Intercept Pharmaceuticals, Inc. kondigde nieuwe gegevens aan van een subanalyse van de baanbrekende Fase 3 POISE-studie die de impact evalueert van obeticholzuur (OCA) op het bereiken van gamma-glutamyltransferase (GGT) < 3,2× de hoogste limiet van normaal (ULN) en alkalische fosfatase (ALP) < 1,5×ULN voor de behandeling van primaire biliaire cholangitis (PBC). Deze analyse suggereert het potentieel van OCA om GGT te verlagen, naast de bekende effecten op ALP niveaus, tot onder de biochemische drempels die prognostisch zijn voor verslechtering van klinische resultaten. Deze gegevens zullen op 13 november 2023 gepresenteerd worden op de American Association for the Study of Liver Diseases?
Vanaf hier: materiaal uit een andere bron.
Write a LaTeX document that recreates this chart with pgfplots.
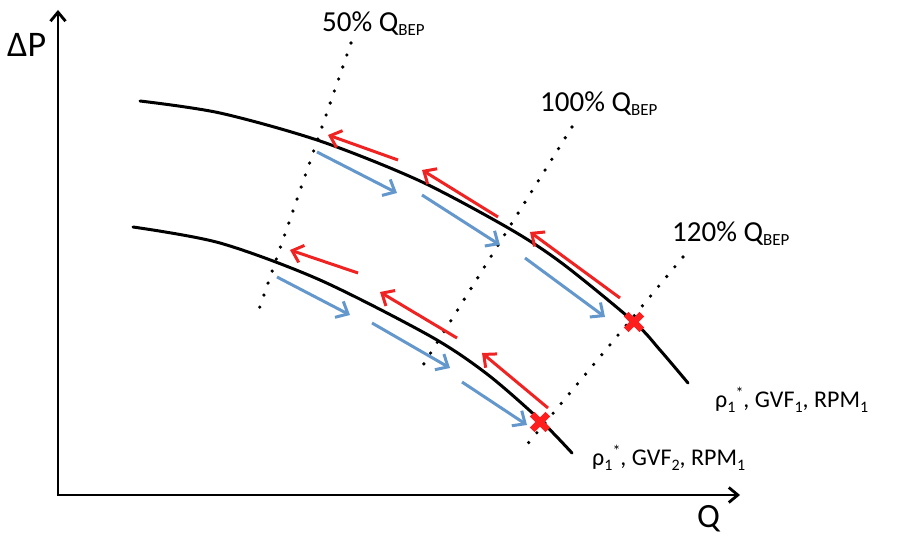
\documentclass[border=0pt]{standalone}
\usepackage{pgfplots}
\pgfplotsset{compat=1.18}
\usepackage{fontspec}
\setmainfont{Carlito}
\usetikzlibrary{arrows.meta}
\definecolor{arrred}{RGB}{240,35,35}
\definecolor{arrblue}{RGB}{100,152,205}
\definecolor{xred}{RGB}{255,30,30}
\newcommand{\bep}{\raisebox{-4pt}{\fontsize{17}{17}\selectfont BEP}}
\newcommand{\sub}[1]{\raisebox{-5pt}{\fontsize{16}{16}\selectfont #1}}
\newcommand{\sups}{\raisebox{9pt}{\fontsize{16}{16}\selectfont *}}
\begin{document}
\begin{tikzpicture}
\begin{axis}[name=ax,width=907pt,height=537pt,scale only axis,
  xmin=0,xmax=907,ymin=0,ymax=537,y dir=reverse,hide axis,clip=false]
% axes
\addplot[black,line width=2.8pt,line join=miter,
  {Straight Barb[length=9pt,width=15pt]}-{Straight Barb[length=9pt,width=15pt]}]
  coordinates {(58,10) (58,495) (740,495)};
% dotted BEP lines
\addplot[black,line width=3.6pt,line cap=round,dash pattern=on 0pt off 12.7pt]
  coordinates {(351,43) (257,315)};
\addplot[black,line width=3.6pt,line cap=round,dash pattern=on 0pt off 12.7pt]
  coordinates {(572,127) (420,370)};
\addplot[black,line width=3.6pt,line cap=round,dash pattern=on 0pt off 12.7pt]
  coordinates {(683,257) (525,447)};
% pump curves
\addplot[black,line width=3pt,smooth,line cap=round] coordinates {
 (140,101) (220,113) (320,141) (420,181) (510,229) (563,264) (634,322) (660,350) (688,383)};
\addplot[black,line width=3pt,smooth,line cap=round] coordinates {
 (133,227) (220,243) (320,280) (430,336) (487,374) (540,420) (572,453)};
\pgfplotsset{redarr/.style={arrred,line width=3pt,-{Straight Barb[length=10pt,width=18pt]}},
             bluearr/.style={arrblue,line width=3pt,-{Straight Barb[length=10pt,width=18pt]}}}
% upper curve arrows
\addplot[redarr] coordinates {(398,160) (328,135)};
\addplot[redarr] coordinates {(498,217) (422,170)};
\addplot[redarr] coordinates {(620,298) (530,232)};
\addplot[bluearr] coordinates {(317,152) (397,193)};
\addplot[bluearr] coordinates {(422,195) (500,245)};
\addplot[bluearr] coordinates {(525,258) (605,317)};
% lower curve arrows
\addplot[redarr] coordinates {(358,273) (290,250)};
\addplot[redarr] coordinates {(457,338) (380,292)};
\addplot[redarr] coordinates {(548,408) (482,353)};
\addplot[bluearr] coordinates {(277,277) (350,315)};
\addplot[bluearr] coordinates {(372,323) (450,368)};
\addplot[bluearr] coordinates {(462,382) (527,425)};
% X marks
\addplot[xred,only marks,mark=x,mark size=11pt,line width=6.5pt] coordinates {(634,322) (540,422)};
% labels
\node[anchor=base west,inner sep=0pt] at (axis cs:7,57) {\fontsize{36}{40}\selectfont ΔP};
\node[anchor=base west,inner sep=0pt] at (axis cs:697,527) {\fontsize{34}{40}\selectfont Q};
\node[anchor=base west,inner sep=0pt] at (axis cs:322,32) {\fontsize{29}{34}\selectfont 50\% Q\bep};
\node[anchor=base west,inner sep=0pt] at (axis cs:540,112) {\fontsize{29}{34}\selectfont 100\% Q\bep};
\node[anchor=base west,inner sep=0pt] at (axis cs:672,242) {\fontsize{29}{34}\selectfont 120\% Q\bep};
\node[anchor=base west,inner sep=0pt] at (axis cs:715,407) {\fontsize{24}{28}\selectfont ρ\sub{1}\sups, GVF\sub{1}, RPM\sub{1}};
\node[anchor=base west,inner sep=0pt] at (axis cs:592,465) {\fontsize{24}{28}\selectfont ρ\sub{1}\sups, GVF\sub{2}, RPM\sub{1}};
\end{axis}
\pgfresetboundingbox
\path[use as bounding box] (ax.south west) rectangle (ax.north east);
\end{tikzpicture}
\end{document}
(AASLD) The Liver Meeting® in Boston. In het onderzoek werden patiënten met PBC die een stabiele dosis ursodeoxycholzuur (UDCA) kregen of UDCA niet konden verdragen, gerandomiseerd naar placebo, OCA 5-10 mg (OCA titratie) of OCA 10 mg per dag. Voor de OCA 5-10 mg groep werd OCA 5 mg na 6 maanden getitreerd naar 10 mg op basis van verdraagbaarheid en biochemische respons.

Een dubbelblinde (DB) periode van 12 maanden werd gevolgd door een 5 jaar durende optionele open-label extensie (OLE), waarbij alle patiënten aanvankelijk gedurende de eerste 3 maanden werden behandeld met OCA 5 mg per dag; daarna hadden patiënten elke 3 maanden de optie om de dosis te verhogen tot 10 mg. De serum GGT- en ALP-spiegels werden beoordeeld bij de uitgangswaarde en elke 3 maanden gedurende de follow-up van 5 jaar. Hepatocytschade veroorzaakt het vrijkomen van GGT in het bloed.

Verhoogd GGT in de setting van verhoogde ALP en andere leverenzymafwijkingen is een marker voor hepatobiliaire stoornissen. Het doel van deze subanalyse was het evalueren van de proportie patiënten die OCA kregen en GGT < 3,2×ULN en ALP < 1,5×ULN bereikten en aanhielden. De resultaten omvatten: In de dubbelblinde (DB) intent-to-treat populatie (N=203) was het percentage responders significant groter op elk tijdstip in beide OCA cohorten vergeleken met placebo, waarbij de hoogste responderpercentages waargenomen werden in de OCA 10 mg groep.

In de OCA titratiegroep was 17% (11/66) responder op DB Maand 9 en 12. In de OCA 10 mg groep was het percentage responders op elk tijdstip significant hoger dan bij placebo. In de OCA 10 mg groep werd de hoogste respons waargenomen bij DB Maand 9 (31% [21/68]), gevolgd door DB Maand 12 (26% [18/68]). In de open-label extensie (OLE) intent-to-treat populatie (N=119) nam het percentage responders in het algemeen toe in de loop van de tijd, variërend van 18% (22/119) bij OLE Maand 3 tot 38% (35/91) bij OLE Maand 51.

Op OLE Maand 60 was 37% (17/46) responder. De POISE-studie onderzocht de veiligheid en werkzaamheid van een eenmaal daagse behandeling met Ocaliva bij PBC-patiënten met een inadequate therapeutische respons op, of die ursodeoxycholzuur (UDCA) niet verdroegen. Er waren 217 patiënten gerandomiseerd naar een van de drie groepen in het onderzoek: placebo, OCA 10 mg, of OCA 5 mg gedurende zes maanden getitreerd naar 10 mg op basis van klinische respons.

Zeven proefpersonen namen niet deel aan de open-label verlenging en werden niet meegenomen in het huidige onderzoek. Patiënten die de dubbelblinde fase voltooiden, hadden de optie om verder te gaan in een open-label extensiefase (OLE) voor maximaal vijf extra jaren, waarin alle patiënten eenmaal daags behandeld werden met OCA 5-10 mg. Van de 198 patiënten die de dubbelblinde fase voltooiden, ging meer dan 95% verder in de veiligheidsuitbreidingsfase op lange termijn van het onderzoek voor maximaal 5 jaar.